"You know, that might be a Mormon doctrine," my friend John said. I had suspected as much and decided to check it out. I took a look on the MormonWiki and found this:
The Constitution of the United States of America is considered by The Church of Jesus Christ of Latter-day Saints to be an inspired document. The Founding Fathers are considered men foreordained, or raised up by God, to establish the constitution and a free nation wherein the Gospel could be restored.
- The constitution has the following essential characteristics:
- The whole philosophy of constitutional government is that all sovereign power rests with the...people.
- It is capable of specific interpretation and encourages a course of stability and uniformity of action where governmental affairs are concerned.
- It creates an ideal system of checks and balances where the possible exercise of autocratic powers is concerned.
- The government has no rights; it has duties only. It is ordained to serve the people.
- It preserves the natural rights of man.
- Means are provided for the constitution's own change and amendment. 
In the Book of Mormon, prophets predicted that America would be a nation wherein no kings would rule (2 Nephi 10:11-14). The people who would possess the land would be "free from bondage and from captivity, and from all other nations (Ether 2:12). The Gentiles were to be "established in this land, and be set up as a free people by the power of the Father" (3 Nephi 21:4). This, so that the Book of Mormon could come forth and the Lord's church be established. "And for this purpose have I established the Constitution of this land, by the hands of wise men whom I raised up unto this very purpose, and redeemed the land by the shedding of blood" (Doctrine and Covenants 101:80; 109:54). 

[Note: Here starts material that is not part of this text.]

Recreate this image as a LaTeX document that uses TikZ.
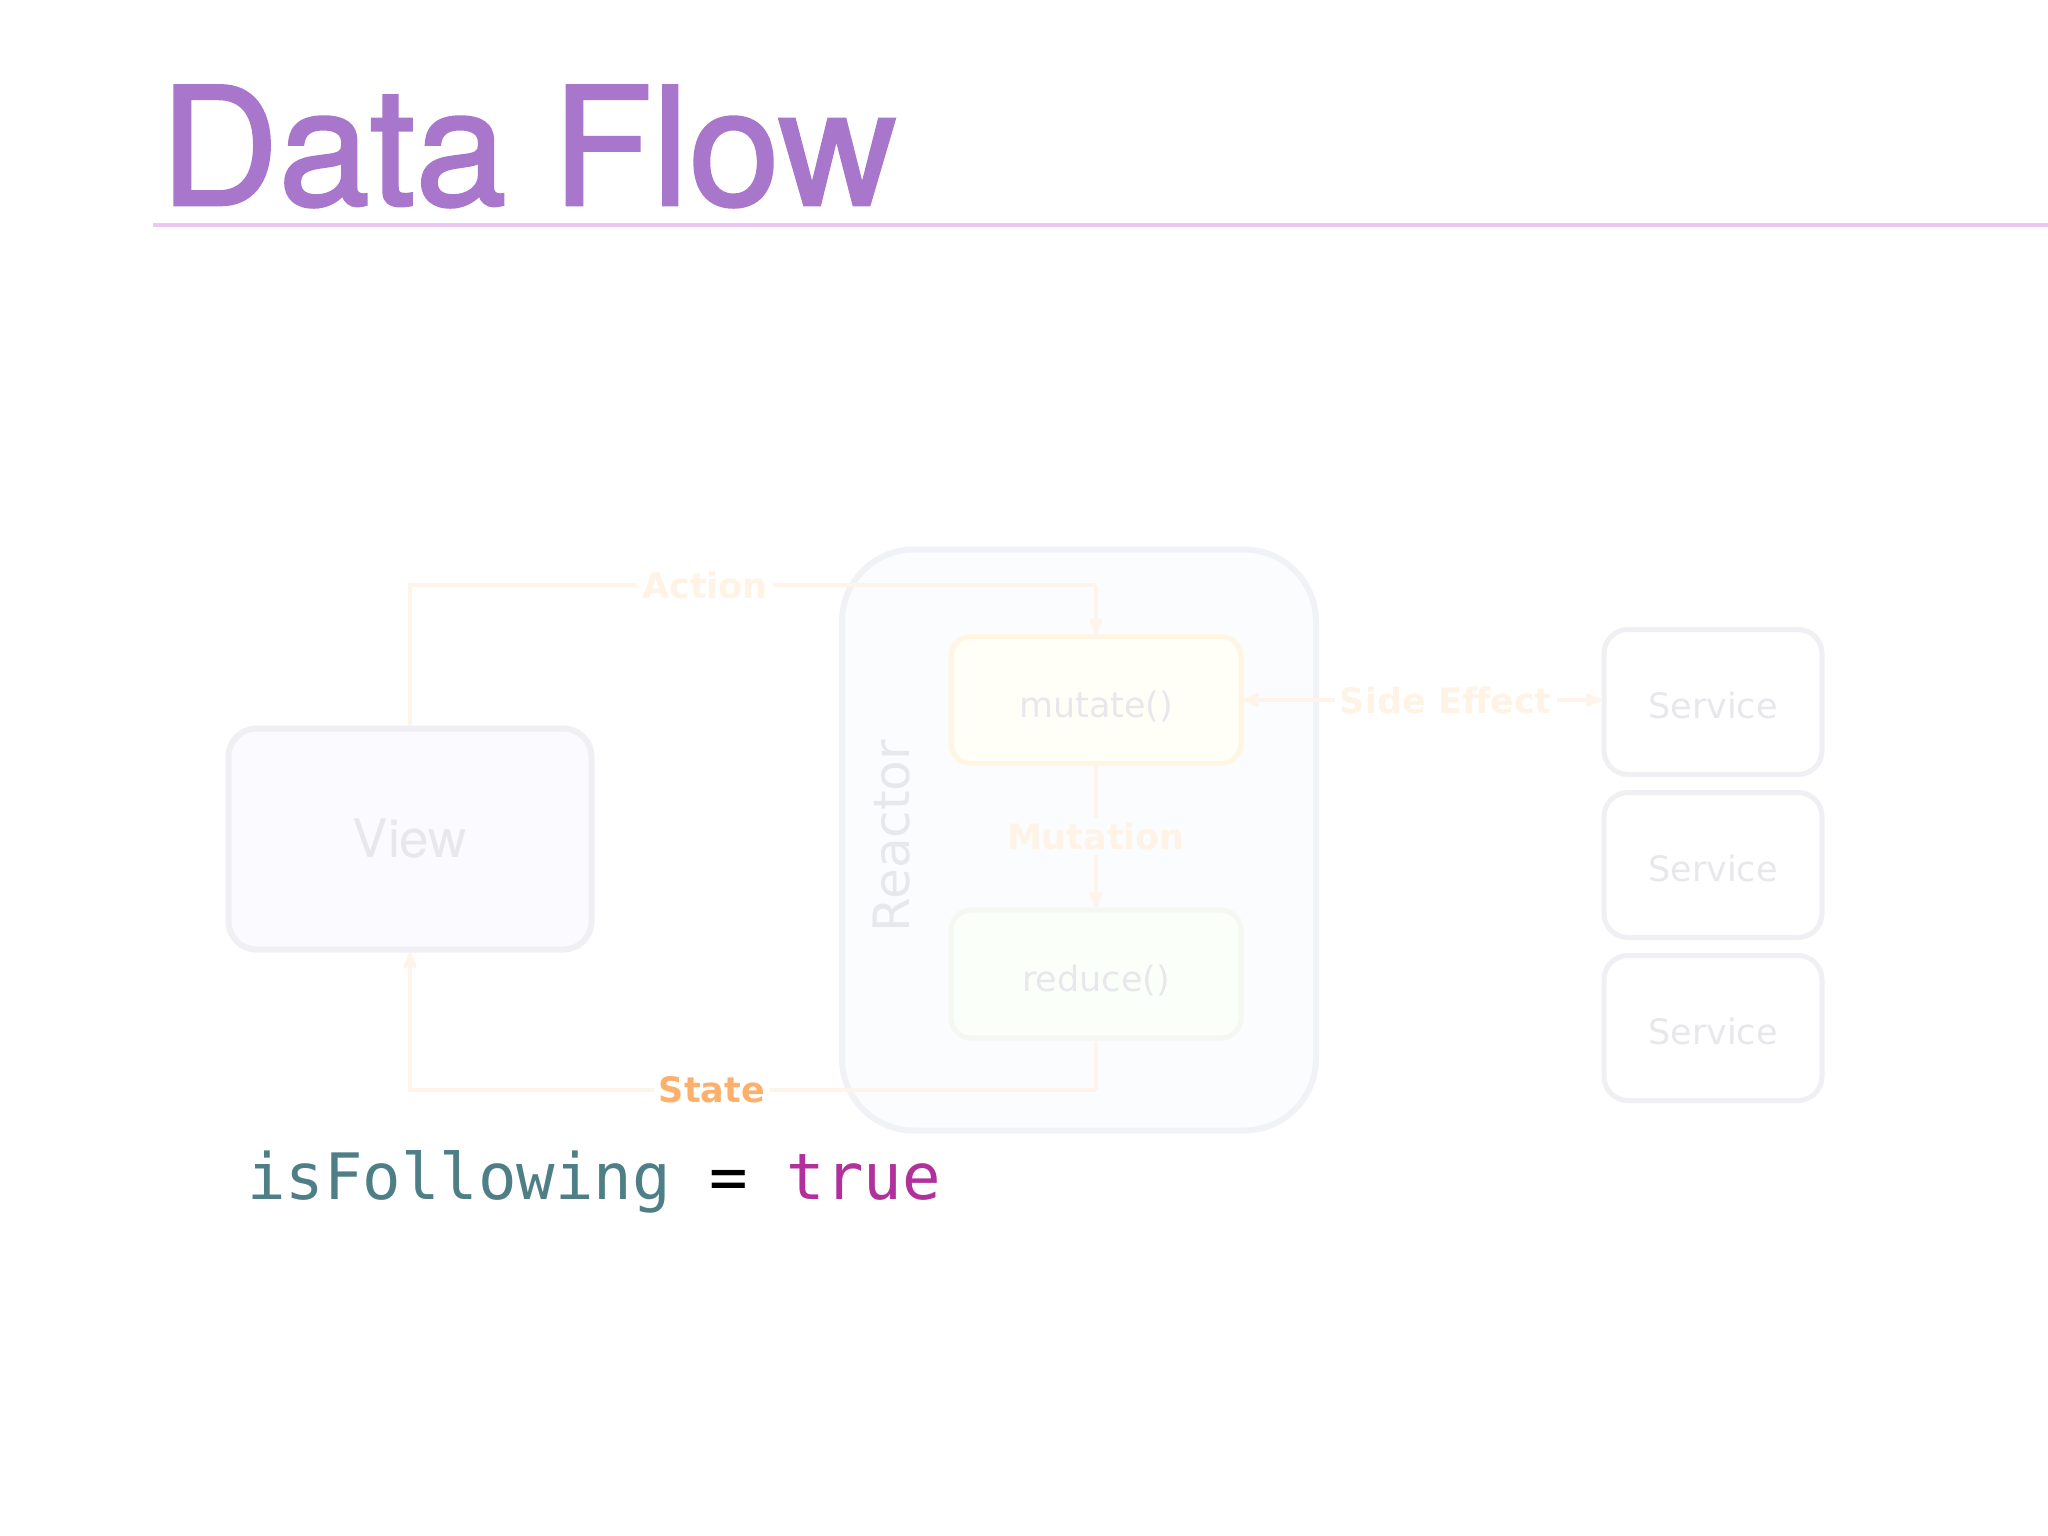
\documentclass[tikz,border=0pt]{standalone}
\usepackage{fontspec}
\setmainfont{DejaVu Sans}
\setmonofont{DejaVu Sans Mono}
\newfontfamily\heros{TeX Gyre Heros}
\newfontfamily\herosmed[FakeBold=1.6]{TeX Gyre Heros}
\usepackage{tikz}
\usetikzlibrary{arrows}
\usetikzlibrary{calc}

\definecolor{titlepurple}{HTML}{A877CC}
\definecolor{rulepink}{HTML}{EDC6F6}
\definecolor{flowline}{HTML}{FFF4E9}
\definecolor{flowtext}{HTML}{FFF3E6}
\definecolor{stateorange}{HTML}{FCB06C}
\definecolor{boxgray}{HTML}{F0F0F4}
\definecolor{boxtext}{HTML}{E8E8EC}
\definecolor{reactorfill}{HTML}{FAFCFE}
\definecolor{reactorline}{HTML}{F0F2F6}
\definecolor{mutateline}{HTML}{FFF5E2}
\definecolor{reduceline}{HTML}{F5F7F3}
\definecolor{codeteal}{HTML}{4F7F86}
\definecolor{codemagenta}{HTML}{B2309C}

\tikzset{
  box/.style={draw=boxgray, line width=5pt, rounded corners=24pt, inner sep=0pt,
    text height=32pt, text depth=0pt, font=\fontsize{35}{40}\selectfont, text=boxtext},
  flow/.style={draw=flowline, line width=4pt, >=stealth'},
  lbl/.style={font=\bfseries\fontsize{35}{40}\selectfont, text=flowtext, fill=white, inner sep=5pt},
}

\begin{document}
\begin{tikzpicture}[x=1pt, y=-1pt]
\useasboundingbox[fill=white] (0,0) rectangle (2048,1536);
% title and rule
\node[anchor=base west, inner sep=0, text=titlepurple, font=\herosmed\fontsize{164}{170}\selectfont] (title) at (160,205) {Data Flow};
\draw[rulepink, line width=4pt] (153,225) -- (2048,225);
% reactor
\node[draw=reactorline, fill=reactorfill, line width=6pt, rounded corners=72pt, minimum width=474pt, minimum height=581pt] (reactor) at (1079,840) {};
\node[rotate=90, text=boxtext, font=\fontsize{50}{56}\selectfont] (reactorlbl) at (892,836) {Reactor};
\node[box, draw=mutateline, fill=white!97!yellow, minimum width=290pt, minimum height=127pt, rounded corners=20pt, text height=34pt] (mutate) at (1096,700) {mutate()};
\node[box, draw=reduceline, fill=white!98!green, minimum width=290pt, minimum height=128pt, rounded corners=20pt, text height=34pt] (reduce) at (1096,974) {reduce()};
% view
\node[box, fill=blue!2!white, line width=6pt, minimum width=363pt, minimum height=221pt, rounded corners=28pt, text height=37pt, font=\heros\fontsize{53}{60}\selectfont] (view) at (410,839) {View};
% services
\foreach \name/\y in {svcA/702, svcB/865, svcC/1028} {
  \node[box, fill=white, minimum width=218pt, minimum height=145pt] (\name) at (1713,\y) {Service};
}
% connectors
\coordinate (acorner) at (1096,585);
\coordinate (scorner) at (1096,1090);
\draw[flow] (view.north) |- node[lbl, pos=0.715] {Action} (acorner);
\draw[flow, ->] (acorner) -- (mutate.north);
\draw[flow, ->] (mutate.south) -- node[lbl, fill=reactorfill] {Mutation} (reduce.north);
\draw[flow, <->] (mutate.east) -- node[lbl, pos=0.565] {Side Effect} (mutate.east -| svcA.west);
\draw[flow] (reduce.south) -- (scorner);
\draw[flow, ->] (scorner) -| node[lbl, pos=0.28, text=stateorange] {State} (view.south);
% code
\node[anchor=base west, inner sep=0, font=\ttfamily\fontsize{64}{70}\selectfont] (code) at (247,1199)
  {\textcolor{codeteal}{isFollowing} = \textcolor{codemagenta}{true}};
\end{tikzpicture}
\end{document}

The Prophet Joseph Smith said, "The constitution of the United States is a glorious standard. It is founded in the wisdom of God. It is a heavenly banner; it is to all those who are privileged with the sweets of liberty, like the cooling shades and refreshing waters of a great rock in a thirsty and weary land. It is like a great tree under whose branches men from every clime can be shielded from the burning rays of the sun. We say that God is true; that the constitution of the United States is true; that the Bible is true; that the Book of Mormon is true; that the Book of Covenants is true; that Christ is true; that the ministering angels sent forth from God are true, and that we know that we have an house not made with hands, eternal in the heavens, whose builder and maker is God." 
So there you go. The Mormons pretty much believe the Constitution is Sacred Scripture. Does that mean drafters of amendments are sacred writers who are living in our midst? What if they make an amendment to the Constitution that Mormons disagree with?